Brazilian beauty Giselle Monteiro, we hear, is trying hard to speak her own lines in her second Hindi film. The first time around in Imtiaz Ali‘s Love Aaj Kal her dialogues were kept at a minimal and her dance movements had to be modified and simplified so many times they had become a standing joke on the sets.
Still it was the Brazilian Giselle whom we saw as Saif Ali Khan‘s Punjabi love-interest in Love Aaj Kal. ‘Saari Punjabi ladkiyan mar gayeen thi kya?,’ a fellow-filmmaker had said sarcastically.
Imtiaz had confessed he auditioned dozens of Indian girls but finally opted for the Brazilian. “I was auditioning girls from all over the country to play the Punjabi girl opposite the Sikh Saif. I couldn’t find the right girl to play the 1965 ki gali mein rehne wali ladki, purane zamane ki.”
Giselle one day walked into Imtiaz’s office to play another part. “Giselle came to me through dress designer Anaita Shroff. She was to play Jo, Saif’s Caucasian girlfriend in the second-half. She wasn’t right for Jo. But my wife who was there suggested Giselle for Harleen. I turned and looked at Giselle and realized she is Brazil’s Harleen. She didn’t know how to speak Hindi. But she had only two lines to speak, which we dubbed.”
About her lack of dancing skills Imtiaz had said sheepishly, “We wanted to put her through the paces with Saroj-ji (choreographer Saroj Khan). But it never happened. Saroj-ji didn’t have the time. For a foreigner to get the Indian adah right is very tough. We take for granted those nakhra-jhatka-matka which we’ve seen our sisters perform at weddings. Indian girls have those adahs without being trained. But for a foreigner it is tough. Giselle could’ve done with a bit more training than guidance.”
Once bitten twice shy, you’d think. But Imtiaz has gone and signed the half-Pakistani-half-Czech model-actress Nargis Fakhri for his next film. Nargis, believe it or not, has a far more pivotal role to play Imtiaz Ali’s Rockstar than Giselle did in Love Aaj Kal. Currently, the talk of tinsel town, and not for her acting prowess for sure, Nargis wangled the role from the pretty Delhi 6 actress Aditi Rao who was shifted to the parallel role of Ranbir Kapoor‘s second love-interest.
What makes Bollywood’s filmmakers select firangi girls? Anurag Basu cast Barbara Mori with Hrithik Roshan in Kites. Mori, it would be safe to say, was a complete non-entity until the Roshans adopted her and built her up as a formidable dramatic actress encompassing the histrionics of Meena Kumari and the oomph of Kareena Kapoor.
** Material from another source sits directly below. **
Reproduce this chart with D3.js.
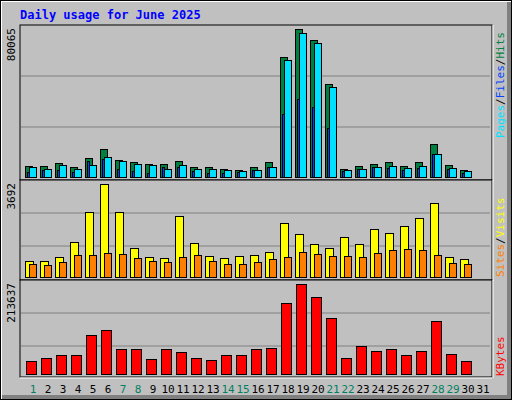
<!DOCTYPE html>
<html>
<head>
<meta charset="utf-8">
<script src="https://cdn.jsdelivr.net/npm/d3@7"></script>
<style>
  body { margin: 0; background: #fff; }
  text { font-family: "DejaVu Sans Mono", monospace; }
</style>
</head>
<body>
<div id="chart"></div>
<script>
// values, day 1..30 (day 31 has no data)
const days = d3.range(1, 32)
const weekendDays = [1, 7, 8, 14, 15, 21, 22, 28, 29]
const hits = [5800, 5800, 7400, 5250, 10140, 15030, 9060, 7970, 6880, 6880, 8510, 5250, 5250, 4170, 3620,
  5250, 7970, 65000, 80065, 74250, 50350, 4170, 5800, 6880, 7970, 5800, 7970, 17750, 6340, 3620]
const files = [2535, 3620, 3620, 2535, 8510, 9600, 4170, 3080, 1990, 5250, 5250, 3080, 1990, 1990, 2535,
  3620, 5250, 34050, 42200, 37850, 26440, 3080, 4170, 5250, 4710, 3620, 4710, 12310, 4170, 1990]
const pages = [5250, 4170, 6340, 4170, 6340, 10690, 8510, 6880, 6340, 4170, 6340, 4170, 4170, 3620, 3080,
  3620, 5250, 63390, 78060, 72620, 48720, 3620, 4170, 5250, 5800, 4710, 5800, 12310, 4710, 3080]
const visits = [642, 642, 803, 1405, 2569, 3692, 2569, 1164, 803, 763, 2408, 1365, 843, 763, 843,
  883, 1004, 2127, 1726, 1325, 1164, 1606, 1325, 1887, 1766, 2007, 2328, 2930, 803, 722]
const sites = [522, 482, 602, 883, 883, 963, 923, 763, 642, 602, 803, 883, 642, 522, 522,
  602, 722, 803, 1004, 923, 843, 843, 803, 963, 1084, 1124, 1084, 883, 562, 522]
const kbytes = [30520, 37560, 44610, 44610, 91560, 103300, 58700, 58700, 35220, 58700, 51650, 37560, 32870, 44610, 44610,
  58700, 61040, 169040, 213637, 183130, 133820, 37560, 65740, 54000, 58700, 44610, 54000, 126780, 46960, 30520]

const W = 512, H = 400
const svg = d3.select("#chart").append("svg").attr("width", W).attr("height", H)

// frame
svg.append("rect").attr("width", W).attr("height", H).attr("fill", "#000")
svg.append("rect").attr("x", 1).attr("y", 1).attr("width", W - 2).attr("height", H - 2).attr("fill", "#fff")
svg.append("rect").attr("x", 2).attr("y", 2).attr("width", W - 3).attr("height", H - 3).attr("fill", "#808080")
svg.append("rect").attr("x", 2).attr("y", 2).attr("width", W - 7).attr("height", H - 7).attr("fill", "#c0c0c0")

svg.append("text").attr("x", 20).attr("y", 19).attr("fill", "#0000ff")
  .attr("font-size", 12).attr("font-weight", "bold").text("Daily usage for June 2025")

const x = d3.scaleLinear().domain([1, 2]).range([25, 40])

function panel(y0, y1, max, grid) {
  svg.append("rect").attr("x", 20).attr("y", y0).attr("width", 472).attr("height", y1 - y0)
    .attr("fill", "#c0c0c0").attr("stroke", "#000")
  svg.append("line").attr("x1", 20).attr("x2", 492).attr("y1", y1 + 1).attr("y2", y1 + 1).attr("stroke", "#fff")
  svg.append("line").attr("x1", 493).attr("x2", 493).attr("y1", y0).attr("y2", y1 + 1).attr("stroke", "#fff")
  svg.selectAll(null).data(grid).join("line")
    .attr("x1", 21).attr("x2", 490).attr("y1", d => d).attr("y2", d => d).attr("stroke", "#808080")
  return d3.scaleLinear().domain([0, max]).range([y1 - 3, y0 + 4])
}

function bars(vals, y, dx, w, color) {
  svg.append("g").selectAll("rect").data(vals).join("rect")
    .attr("x", (d, i) => x(i + 1) + dx + 0.5)
    .attr("y", d => Math.round(y(d)) + 0.5)
    .attr("width", w)
    .attr("height", d => y(0) - Math.round(y(d)))
    .attr("fill", color).attr("stroke", "#000")
}

function axisLabel(y0, txt) {
  svg.append("text").attr("transform", `translate(15,${y0}) rotate(-90)`)
    .attr("text-anchor", "end").attr("font-size", 11).attr("fill", "#000").text(txt)
}

function sideLabel(yBottom, parts) {
  const t = svg.append("text").attr("transform", `translate(504,${yBottom}) rotate(-90)`)
    .attr("font-size", 11)
  parts.forEach(([s, c]) => t.append("tspan").attr("fill", c).text(s))
}

// hits / files / pages
const y1 = panel(25, 180, 80065, [76, 127])
bars(hits, y1, 0, 7, "#008040")
bars(pages, y1, 4, 7, "#00e0ff")
bars(files, y1, 2, 2, "#0040ff")
axisLabel(28, d3.max(hits))
sideLabel(138, [["Pages", "#00e0ff"], ["/", "#000"], ["Files", "#0040ff"], ["/", "#000"], ["Hits", "#008040"]])

// visits / sites
const y2 = panel(180, 280, 3692, [213, 246])
bars(visits, y2, 0, 8, "#ffff00")
bars(sites, y2, 4, 7, "#ff8000")
axisLabel(183, d3.max(visits))
sideLabel(277, [["Sites", "#ff8000"], ["/", "#000"], ["Visits", "#ffff00"]])

// kbytes
const y3 = panel(280, 377, 213637, [313, 346])
bars(kbytes, y3, 1, 10, "#ff0000")
axisLabel(283, d3.max(kbytes))
sideLabel(376, [["KBytes", "#ff0000"]])

svg.append("g").selectAll("text").data(days).join("text")
  .attr("x", d => x(d) + 8).attr("y", 393).attr("text-anchor", "middle").attr("font-size", 11)
  .attr("fill", d => weekendDays.includes(d) ? "#008060" : "#000")
  .text(d => d)
</script>
</body>
</html>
When Kites released, Ms. Mori couldn’t live to all the hype that had been generated. We hear she is now returning to co-star with Rajiv Khandelwal for a film where she has reportedly being paid Rs.12 crores. All we can say to that is, amen!
The firangi femme-fatales never had it so good. There’s Caterina Lopez, claiming to be a cousin of the one-and-only Jennifer Lopez all set to make her Bollywood debut. Chances are she would disappear as fast as Ranbir’s American co-star Sarah Thompson in Prakash Jha’s Raajneeti.
Sarah who came to India starry-eyed hoped and expected the Bollywood dream to unfurl under her feet. She had reasoned that if it can happen to Katrina Kaif, it can happen to her too. She forgot Katrina is half-Indian. Says Prakash Jha cautiously, “I cast Sarah as an American girl. I can’t speak for others. But I’d never cast a foreigner as an Indian.”
In Dibakar Banerjee’s Shanghai, Kalki Koechlin plays a half-Indian half-foreigner echoes Jha when he says, “I cast Kalki because I needed someone who could look convincing as a semi-Caucasian.”
Subhash Ghai who has cast a British girl Antonia Bernath with Vivek Oberoi in Kisna, thinks there is a valid reason for casting foreign girls in Hindi films. “The intention is often to make cross-cultural international cinema. Also, a white-skinned model makes a very glamorous image in our films.”
Lashing out at the trend of casting foreigners in Indian roles, the irrepressible Ram Gopal Varma says, “We Indians only claim we love everything Indian. In reality we love everything imported. We are smitten by foreign clothes, perfumes, cigarettes, liquor and of course foreign girls. Why do we have Caucasian chorus dancers in the item songs when there are such good dancers in Bollywood? We swear by the slogan Mera Bharat Mahaan. But beyond that we love everything from outside Bharat.”
Mahesh Bhatt, however justifies, the presence of foreign actresses in Bollywood. “Globalization means free movement of capital and talent. If Jacqueline Fernandez (who is Sri Lankan) makes my film sizzle I will certainly use her for my film. I am entitled to do so. But that doesn’t mean I’ll shut the door to local talent.”